10 talks every parent has to have

Toilet talk, sleep negotiation, teacher chats and more


10 Through a bathroom door
What, you thought you could get some peace if you sneaked to the toilet? How naive. Toddlers will think nothing of strolling into a toilet with you to give tips on how to use the facilities, discuss cartoons or just keep you company while you’re in there. Lock the door and they’ll just stand on the other side rattling though their opinions and news.

9 Why?
Not so much a conversation as a one sided interrogation in which a child will use a single word to direct you to the edge of your powers of reasoning.

8 When Grandma gets here…
Honesty is the best policy. Unless it means little Timmy telling Nanny that Daddy sometimes pretends to be asleep when she phones or that Mummy said a bad word when she dropped yoghurt in the supermarket. Before any Grandparental visit it is wise to brief children about what they can and cannot say in front of visiting family.
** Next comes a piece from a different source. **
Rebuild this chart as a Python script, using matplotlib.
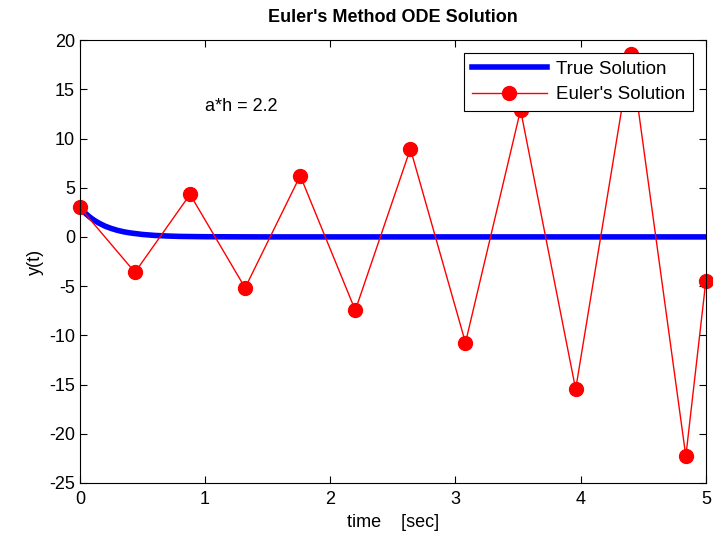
import matplotlib.pyplot as plt

plt.rcParams["font.family"] = ["Liberation Sans", "DejaVu Sans"]
plt.rcParams["axes.unicode_minus"] = False

# true solution, sampled
t_true = [0, 0.025, 0.05, 0.075, 0.1, 0.125, 0.15, 0.2, 0.25, 0.3, 0.35, 0.4, 0.5, 0.6, 0.7, 0.8, 1.0, 1.2, 1.5, 2.0, 5.0]
y_true = [3.0, 2.65, 2.34, 2.06, 1.82, 1.61, 1.42, 1.10, 0.86, 0.67, 0.52, 0.41, 0.25, 0.15, 0.09, 0.05, 0.02, 0.01, 0.0, 0.0, 0.0]

# euler steps
t_euler = [0, 0.44, 0.88, 1.32, 1.76, 2.2, 2.64, 3.08, 3.52, 3.96, 4.4, 4.84, 5.0]
y_euler = [3.0, -3.6, 4.32, -5.18, 6.22, -7.46, 8.96, -10.75, 12.9, -15.48, 18.58, -22.29, -4.46]

fig = plt.figure(figsize=(7.13, 5.42), dpi=100)
ax = fig.add_axes([0.112, 0.109, 0.878, 0.817])

ax.plot(t_true, y_true, color="blue", linewidth=4, label="True Solution")
ax.plot(t_euler, y_euler, color="red", linewidth=1, marker="o", markersize=10,
        label="Euler's Solution", clip_on=False)

ax.set_xlim(0, 5)
ax.set_ylim(-25, 20)
ax.set_xticks(range(0, 6))
ax.set_yticks(range(-25, 21, 5))
ax.tick_params(direction="in", length=5, labelsize=13, top=True, right=True)
ax.tick_params(axis="x", pad=6)

ax.text(1.0, 13.3, "a*h = 2.2", fontsize=13, va="center")

ax.set_title("Euler's Method ODE Solution", fontsize=13, fontweight="bold", pad=13)
ax.set_xlabel("time    [sec]", fontsize=13)
ax.set_ylabel("y(t)", fontsize=13)

leg = ax.legend(loc="upper right", fontsize=13.5, fancybox=False, framealpha=1,
                edgecolor="black", borderaxespad=0.7, borderpad=0.4,
                labelspacing=0.45, handlelength=4, handletextpad=0.5)
leg.get_frame().set_linewidth(0.8)
leg.set_zorder(5)

plt.savefig("out.png")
A smart kid will know this is excellent blackmail time.

7 We’re doing okay
The realisation that you’re not doing so bad after all will invariably come just when you least expect it. Probably at 3.30am after baby has unleashed a dirty protest that would make a prison block riot look like a tea party and you have exhausted your supply of lullabies and are now just reading the directions on the back of a Calpol bottle. That’s when your manipulative offspring will burp in your face and drop into the longest untroubled sleep of their infant life so far. Both parents will stay awake for an hour insisting that it was a first smile and convince each other they’re the best parents ever.

6 Do as I say
Parents, and we’re talking about all of us here, are the biggest bunch of hypocrites out there. We yell at kids to be quiet, we ban smartphones while sneaking off to follow an unfolding celebrity Twitter spat, refuse to allow snacking as we sneak biscuits between meals and send all manner of mixed signals to kids. At some point you just have to give up the pretence and tell kids to do as you say, not as you do.

5 Sleep negotiation
I’ll buy you a pony if you just go to sleep. Deal with the regrets in the morning and just say whatever it takes to make a child sleep now.

4 Who did this?
Being a parent is like being a detective. Without any evidence or a discernible motive, you’re expected to interrogate irrational and unreliable witnesses to get to the bottom of minor crimes. Walking into a room to find somebody has smeared honey on the cushions, given dolls haircuts and unfurled an entire toilet roll, a parent needs to be detective, judge and jury, prison officer and rehabilitation counsellor in the space of a few split seconds. If there is more than one child at the scene, both will insist on their innocence and it is up to your powers of deduction and interviewing to find out who did it.

3 With a teacher
For the first few years of their life everything that happened in your kids’ life was a direct result of something you did. All the cuddles, all the food, all the changes, all the smiles – everything. Then you drop them off at school with a teacher who has a couple of dozen charges and within a week they know more about your child than you ever did. It can be daunting, but a five minute chat with your child’s teacher can be, well, educational.

2 What did you do today?
Trying to get even the most basic information from a child about how they’ve spent the day at school is worse than a brutal job interview. You’re trying every trick you know and still come up against a stony silence and disinterest. Hard as it may be to believe, this is the same child that talked for 45 minutes straight about the difference between Frosties and Corn Flakes when you were trying to wake up without coffee in the morning.

1 The Talk
“Where do babies come from?” Cool parents know they shouldn’t be phased by the question. Answer honestly, respectfully and with a level of detail appropriate to the age of the child asking the question.
Or, take the easy way out and lock yourself in a bathroom again, climb into the shower and stay curled up in a ball until your partner has diffused the situation.